The volume contains a paper by Olivier Blanchard, Eugenio Cerutti and me on hysteresis — and separately some of my reflections asserting the need for a new Keynesian economics that is more Keynesian and less new.
Here, I summarize these two papers.
Blanchard, Cerutti and I look at a sample of over 100 recessions from industrial countries over the last 50 years and examine their impact on long-run output levels in an effort to understand what Blanchard and I had earlier called hysteresis effects. We find that in the vast majority of cases, output never returns to previous trends. Indeed, there appear to be more cases where recessions reduce the subsequent growth of output than where output returns to trend. In other words “super hysteresis,” to use Larry Ball’s term, is more frequent than “no hysteresis."
This finding does not in-and-of-itself establish the importance of hysteresis effects. It might be that when underlying growth rates fall, recessions follow, but that recessions have no causal impact going forward. In order to address this issue, we look at the impact of recessions with different precursors. We find that even recessions that are associated with disinflationary monetary policies or the drying up of credit have substantial long-run output effects suggesting the presence of hysteresis effects.
In subsequent work, Antonio Fatas and I have looked at the impact of fiscal policy surprises on long-run output and long-run output forecasts, using a methodology pioneered by Blanchard and Daniel Leigh. Because fiscal policy effects operate primarily through aggregate demand, this provides a way to avoid the causation question.

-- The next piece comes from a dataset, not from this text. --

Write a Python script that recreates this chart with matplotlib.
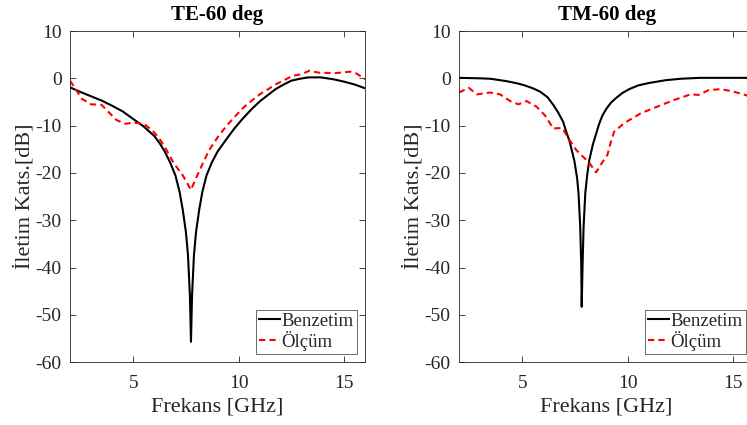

We find that fiscal policy changes have large continuing effects on levels of output suggesting the importance of hysteresis.
I was struck that in a vote taken at the conference, close to 90 percent of the participants indicated that they believe there are significant hysteresis effects. While there is much more work to be done, I believe that, as of right now, the right presumption is in favor of hysteresis effects, despite their exclusion from the standard models used in almost all central banks.
Toward a new macroeconomics
My separate comments in the volume develop an idea I have pushed with little success for a long time. Standard new Keynesian macroeconomics essentially abstracts away from most of what is important in macroeconomics. To an even greater extent, this is true of the dynamic stochastic general equilibrium (DSGE) models that are the workhorse of central bank staffs and much practically oriented academic work.
Why? New Keynesian models imply that stabilization policies cannot affect the average level of output over time and that the only effect policy can have is on the amplitude of economic fluctuations, not on the level of output. This assumption is problematic at a number of levels.
First, if stabilization policies cannot affect average levels of employment and output over time, they are not nearly as important as if they can. Beginning the study of stabilization with this assumption takes away much of the motivation for doing macroeconomics.
Second, the assumption is close to absurd. It is surely reasonable to assume that better policy could have avoided the Depression or the huge output losses associated with the financial crisis without having shaved off some previous or subsequent peak.
Third, contrary to the now common view that macroeconomics is best understood by studying the stochastic properties of stationary time series, the most important macroeconomic events are in some sense one off. Think of the Depression or the Great Recession or the high inflation of the 1970s.
The problem has always been that it is difficult to beat something with nothing. This may be changing as topics like hysteresis, secular stagnation, and multiple equilibrium are getting more and more attention.
As well they should. U.S. output is now about 10 percent below a trend estimated through 2007. If one attributes even half of this figure to the effects of recession and assumes no catch up on this component until 2030, the cost of the financial crisis in the U.S. is about one year’s gross domestic product. And matters are worse in the rest of the industrial world.
As macroeconomics was transformed in response to the Depression of the 1930s and the inflation of the 1970s, another 40 years later it should again be transformed in response to stagnation in the industrial world.
Maybe we can call it the Keynesian New Economics.